Product specifications are subject to change without prior notice. Please refer to the specific product page for the most up-to-date information.

3. Payment Terms

Seller may invoice Customer upon shipment for the price and all other charges payable by Customer in accordance with the terms herein. If no payment terms are stated on the face of the Order, payment shall be net thirty days from the date of invoice. If Customer fails to pay any amounts when due, Customer shall pay Seller interest thereon at a periodic rate of one and one-half percent per month, together with all costs and expenses incurred by Seller in collecting such overdue amounts or otherwise enforcing Seller's rights hereunder.

4. Taxes and Other Charges

Prices do not include applicable taxes or other charges such as duties, customs, tariffs, imposts, and government-imposed surcharges. Customer is responsible for all such charges, fees, and taxes.

5. Product and Service Warranties and Limitation of Liability

(a)Ninestar warrants to Customer that all products provided to Customer pursuant to this agreement will meet the manufacturer's specifications for a term equal to the warranty period stated in the Product manufacturer's literature or sixty days, whichever is longer.
(i) If any Product or service warranted hereunder proves defective or non-conforming, Ninestar's sole liability and Customer's sole remedy hereunder shall be for Ninestar to repair or, at Ninestar's option:
(ii) credit Customer's account for all amounts paid with respect to the defective or non-conforming Product or Service upon Ninestar's receipt of the defective or non-conforming Product. In the event of replacement, the replacement Product will be warranted for the remainder of the original warranty period or ninety days, whichever is longer.
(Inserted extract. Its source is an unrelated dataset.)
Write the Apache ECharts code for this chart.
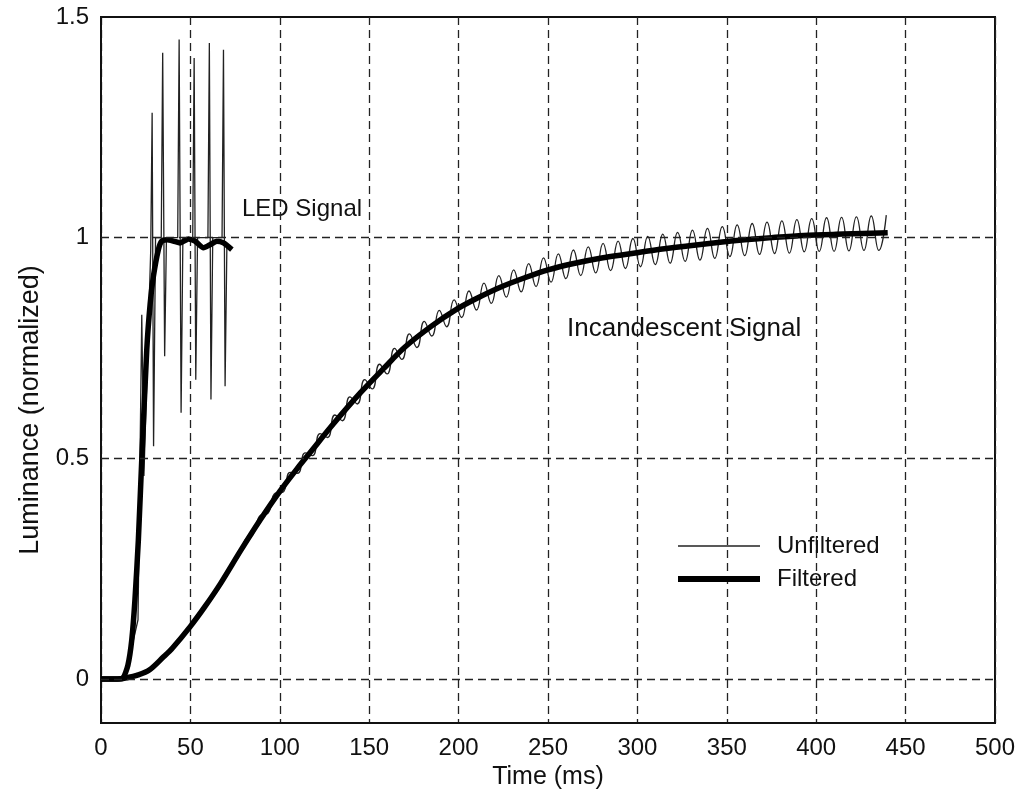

Any warranties or claims, expressed or implied, by Nine star for its products are valid only if they are sold directly to the Customer by Nine star or sold through one of the US or worldwide distributors authorized by Nine star.

6. Miscellaneous

(a) Termination - This Agreement may be terminated by either party with agreed-upon written notice delivered to the other party; this termination will only apply to Purchase orders that are not in shipment to the facility or at Seller's warehouse. In the event of any termination or expiration of this Agreement, Customer shall be billed immediately for Products shipped through the effective date of such termination or expiration and all custom Products purchased for Customer in Ninestar's inventories at such date, and Customer shall pay the invoiced amount immediately upon receipt of such invoice.

(b) Delivery, Cancellation and Changes by Customer - Delivery, Cancellation, and Changes by Customer - The Products will be shipped to the destination specified by Customer, F.O.B. Seller's shipping point. Seller will have the right, at its election, to make partial shipments of the Products and to invoice each shipment separately. Delivery of all orders will be FCA (INCOTERMS 2000). Shipping and handling fees, special packaging materials (e.g., blue ice), carrier surcharges, and hazardous material fees imposed by government regulation will be added separately to the invoice. Seller reserves the right to stop delivery of Products in transit and to withhold shipments in whole or in part if Customer fails to make any payment to Seller when due or otherwise fails to perform its obligations hereunder. All shipping and delivery dates are approximate only, and Seller will not be liable for any loss or damage resulting from any delay in delivery or failure to deliver which is due to any cause beyond Seller's reasonable control. In the event of a delay due to any cause beyond Seller's reasonable control, Seller reserves the right to terminate the order or to reschedule the shipment within a reasonable period of time, and Customer will not be entitled to refuse delivery or otherwise be relieved of any obligations as the result of such delay. Orders in process may be canceled only with Seller's written or verbal consent and upon payment of Seller's cancellation charges and/or restock fees, where applicable. Orders in process may not be changed except with Seller's written consent and upon agreement by the parties as to an appropriate adjustment in the purchase price, therefore.